I'm working with nested dataframes and want to pass the name of the top level dataframe, and the name of a column containing lower level dataframes, to a function that uses purrr::map to iterate over the lower level data frames.
Here's a toy example.
library(dplyr)
library(purrr)
library(tibble)
library(tidyr)
df1 <- tibble(x = c("a","b","c", "a","b","c"), y = 1:6)
df1 <- df1 %>%
group_by(x) %>%
nest()
testfunc1 <- function(df) {
df <- df %>%
mutate(out = map(data, min))
tibble(min1 = df$out)
}
testfunc2 <- function(df, col_name) {
df <- df %>%
mutate(out = map(col_name, min))
tibble(min2 = df$out)
}
df1 <- bind_cols(df1, testfunc1(df1))
df1 <- bind_cols(df1, testfunc2(df1, "data"))
df1$min1
df1$min2
testfunc1 behaves as expected, in this case giving the minimum of each data column in a new column. In testfunc2, where I've tried to pass the column name, a string reading "data" is passed to the new column. I think I understand from the thread here (Pass a data.frame column name to a function) why this doesn't behave as I want, but I haven't been able to figure out how to make it work in this case. Any suggestions would be great.

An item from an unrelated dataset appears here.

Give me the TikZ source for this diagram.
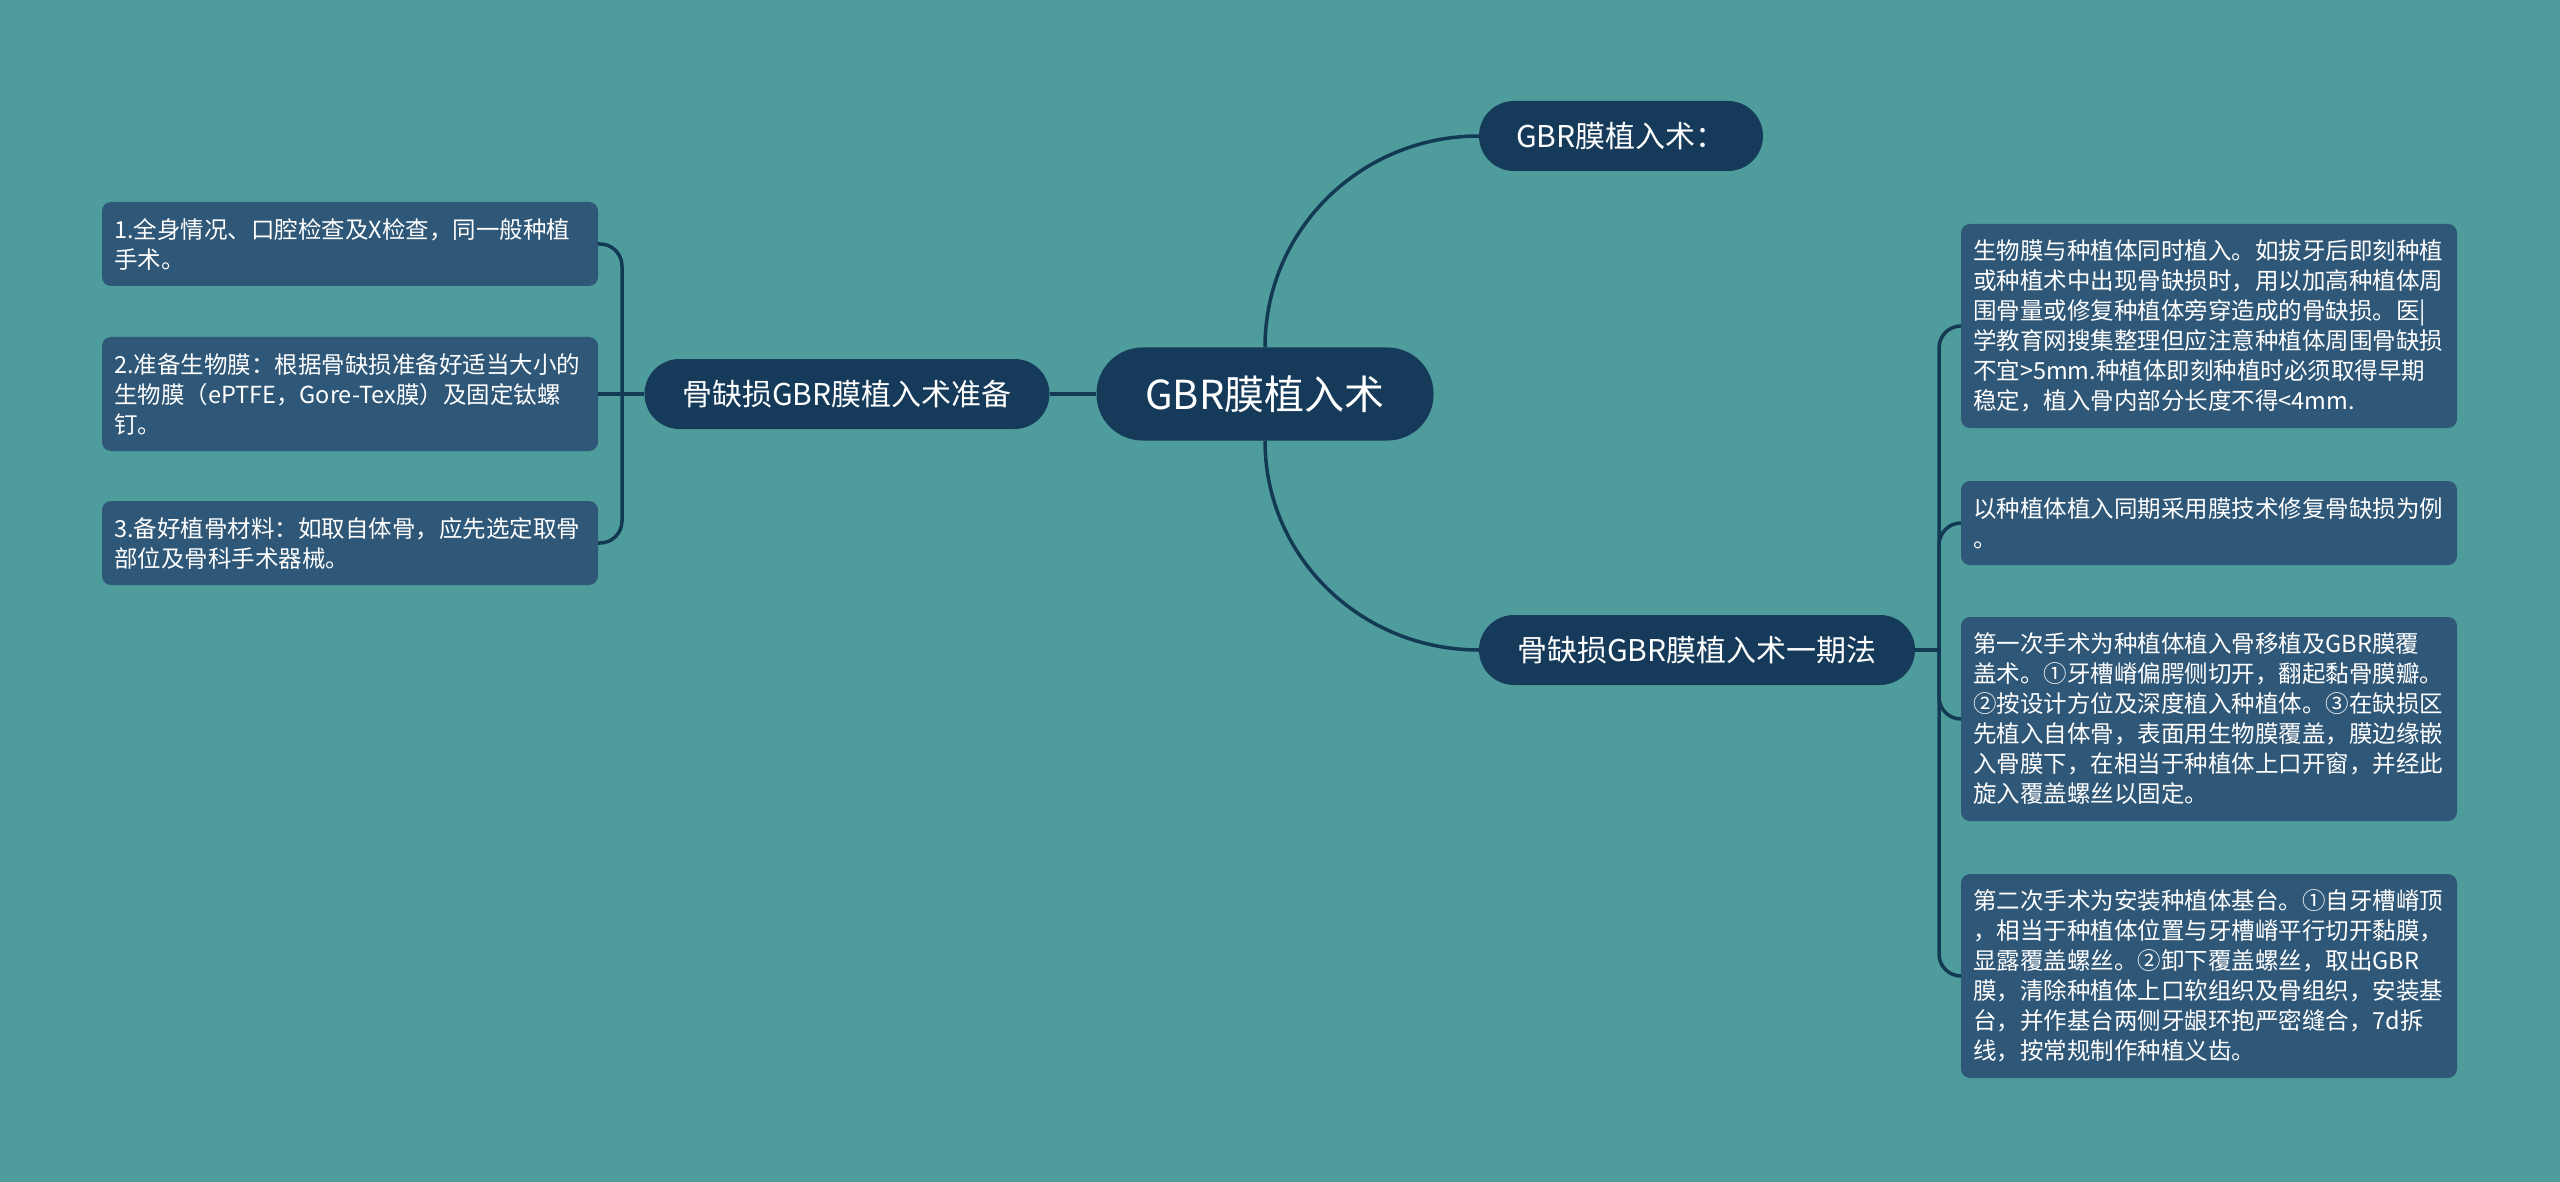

This should work for you, it uses the tidy eval framework. This assumes col_name is a string.
testfunc2 <- function(df, col_name) {
df <- df %>%
mutate(out = map(!! rlang::sym(col_name), min))
tibble(min2 = df$out)
}
EDIT:
If you'd rather pass a bare column name to the function, instead of a string, use enquo instead of sym.
testfunc2 <- function(df, col_name) {
col_quo = enquo(col_name)
df <- df %>%
mutate(out = map(!! col_quo, min))
tibble(min2 = df$out)
}